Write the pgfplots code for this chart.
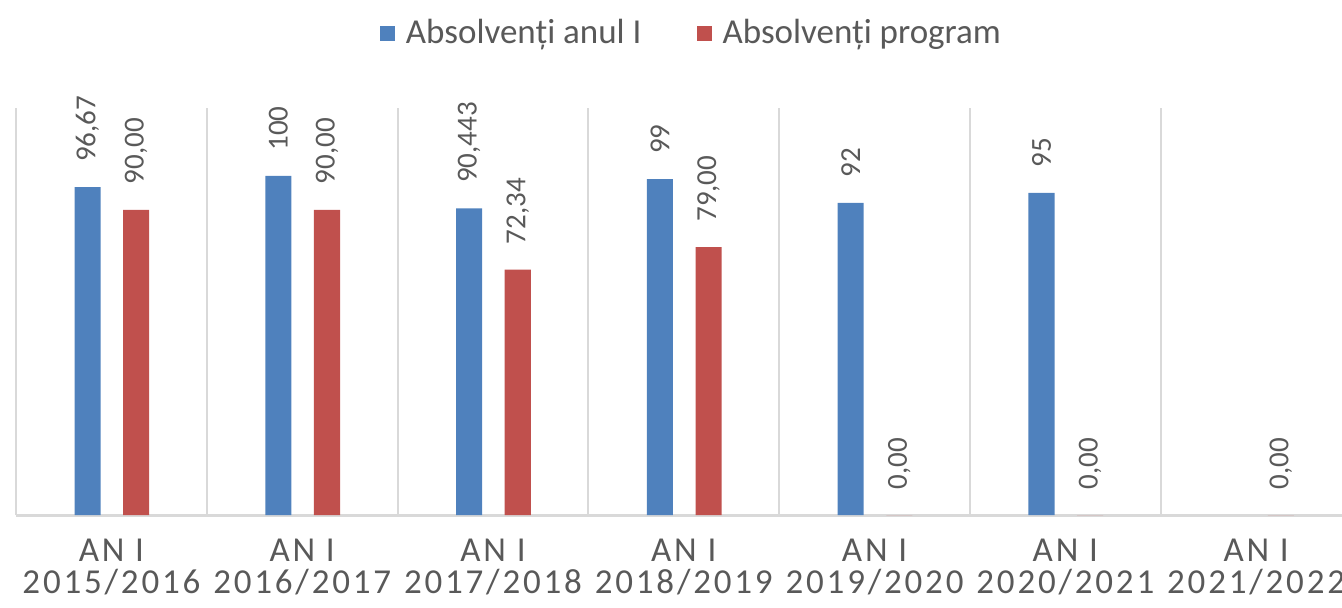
\documentclass[border=0pt]{standalone}
\usepackage{pgfplots}
\pgfplotsset{compat=1.18}
\usepackage{pgfplotstable}
\usepackage{fontspec}
\setmainfont{Carlito}
\newfontfamily\spaced[LetterSpace=8]{Carlito}
\definecolor{cblue}{HTML}{4F81BD}
\definecolor{cred}{HTML}{C0504D}
\definecolor{gridc}{HTML}{D9D9D9}
\definecolor{txt}{HTML}{595959}

\pgfplotstableread{
x y lab
0 96.67 96,67
1 100 100
2 90.443 90,443
3 99 99
4 92 92
5 95 95
}\tblue

\pgfplotstableread{
x y lab
0 90 90,00
1 90 90,00
2 72.34 72,34
3 79 79,00
4 0 0,00
5 0 0,00
6 0 0,00
}\tred

\begin{document}
\begin{tikzpicture}
\begin{axis}[
  name=ax,
  scale only axis,
  width=667.75pt, height=203.5pt,
  xmin=-0.5, xmax=6.5, ymin=0, ymax=120,
  ybar, bar width=0.1365,
  legend image code/.code={\fill[#1] (0pt,-3.75pt) rectangle (7.5pt,3.75pt);},
  clip=false,
  axis x line=bottom, axis y line=none,
  x axis line style={-, draw=gridc, line width=1.5pt},
  xtick={0,...,6},
  xticklabels={{AN I\\2015/2016},{AN I\\2016/2017},{AN I\\2017/2018},{AN I\\2018/2019},{AN I\\2019/2020},{AN I\\2020/2021},{AN I\\2021/2022}},
  xticklabel style={align=center, font=\spaced\fontsize{17.5}{16}\selectfont, text=txt, inner sep=0pt, yshift=-12pt},
  major tick length=0pt, minor tick length=0pt,
  minor xtick={-0.5,0.5,...,6.5},
  xminorgrids=true,
  minor grid style={draw=gridc, line width=1pt},
  point meta=explicit symbolic,
  nodes near coords={\pgfplotspointmeta},
  every node near coord/.append style={rotate=90, anchor=west, inner xsep=12.5pt, inner ysep=0pt, font=\fontsize{14.5}{17}\selectfont, text=txt},
  legend style={at={(0.505,1.184)}, anchor=center, draw=none, legend columns=2,
    font=\fontsize{17.5}{21}\selectfont, text=txt,
    nodes={inner sep=0pt},
    /tikz/every odd column/.append style={column sep=5.5pt},
    /tikz/every even column/.append style={column sep=27.5pt}},
]
\addplot[fill=cblue, draw=none, bar shift=-0.125] table[x=x, y=y, meta=lab] {\tblue};
\addlegendentry{Absolvenți anul I}
\addplot[fill=cred, draw=none, bar shift=0.13] table[x=x, y=y, meta=lab] {\tred};
\addlegendentry{Absolvenți program}
\end{axis}
\pgfresetboundingbox
\path ([shift={(-8pt,-46pt)}]ax.south west) rectangle ([shift={(663pt,54pt)}]ax.north west);
\end{tikzpicture}
\end{document}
##############################
### JOB
Reproduce every line of the material precisely, omitting its pictures.

### COMPLETED TASK
Write the pgfplots code for this chart.
\documentclass[border=0pt]{standalone}
\usepackage{pgfplots}
\pgfplotsset{compat=1.18}
\usepackage{pgfplotstable}
\usepackage{fontspec}
\setmainfont{Carlito}
\newfontfamily\spaced[LetterSpace=8]{Carlito}
\definecolor{cblue}{HTML}{4F81BD}
\definecolor{cred}{HTML}{C0504D}
\definecolor{gridc}{HTML}{D9D9D9}
\definecolor{txt}{HTML}{595959}

\pgfplotstableread{
x y lab
0 96.67 96,67
1 100 100
2 90.443 90,443
3 99 99
4 92 92
5 95 95
}\tblue

\pgfplotstableread{
x y lab
0 90 90,00
1 90 90,00
2 72.34 72,34
3 79 79,00
4 0 0,00
5 0 0,00
6 0 0,00
}\tred

\begin{document}
\begin{tikzpicture}
\begin{axis}[
  name=ax,
  scale only axis,
  width=667.75pt, height=203.5pt,
  xmin=-0.5, xmax=6.5, ymin=0, ymax=120,
  ybar, bar width=0.1365,
  legend image code/.code={\fill[#1] (0pt,-3.75pt) rectangle (7.5pt,3.75pt);},
  clip=false,
  axis x line=bottom, axis y line=none,
  x axis line style={-, draw=gridc, line width=1.5pt},
  xtick={0,...,6},
  xticklabels={{AN I\\2015/2016},{AN I\\2016/2017},{AN I\\2017/2018},{AN I\\2018/2019},{AN I\\2019/2020},{AN I\\2020/2021},{AN I\\2021/2022}},
  xticklabel style={align=center, font=\spaced\fontsize{17.5}{16}\selectfont, text=txt, inner sep=0pt, yshift=-12pt},
  major tick length=0pt, minor tick length=0pt,
  minor xtick={-0.5,0.5,...,6.5},
  xminorgrids=true,
  minor grid style={draw=gridc, line width=1pt},
  point meta=explicit symbolic,
  nodes near coords={\pgfplotspointmeta},
  every node near coord/.append style={rotate=90, anchor=west, inner xsep=12.5pt, inner ysep=0pt, font=\fontsize{14.5}{17}\selectfont, text=txt},
  legend style={at={(0.505,1.184)}, anchor=center, draw=none, legend columns=2,
    font=\fontsize{17.5}{21}\selectfont, text=txt,
    nodes={inner sep=0pt},
    /tikz/every odd column/.append style={column sep=5.5pt},
    /tikz/every even column/.append style={column sep=27.5pt}},
]
\addplot[fill=cblue, draw=none, bar shift=-0.125] table[x=x, y=y, meta=lab] {\tblue};
\addlegendentry{Absolvenți anul I}
\addplot[fill=cred, draw=none, bar shift=0.13] table[x=x, y=y, meta=lab] {\tred};
\addlegendentry{Absolvenți program}
\end{axis}
\pgfresetboundingbox
\path ([shift={(-8pt,-46pt)}]ax.south west) rectangle ([shift={(663pt,54pt)}]ax.north west);
\end{tikzpicture}
\end{document}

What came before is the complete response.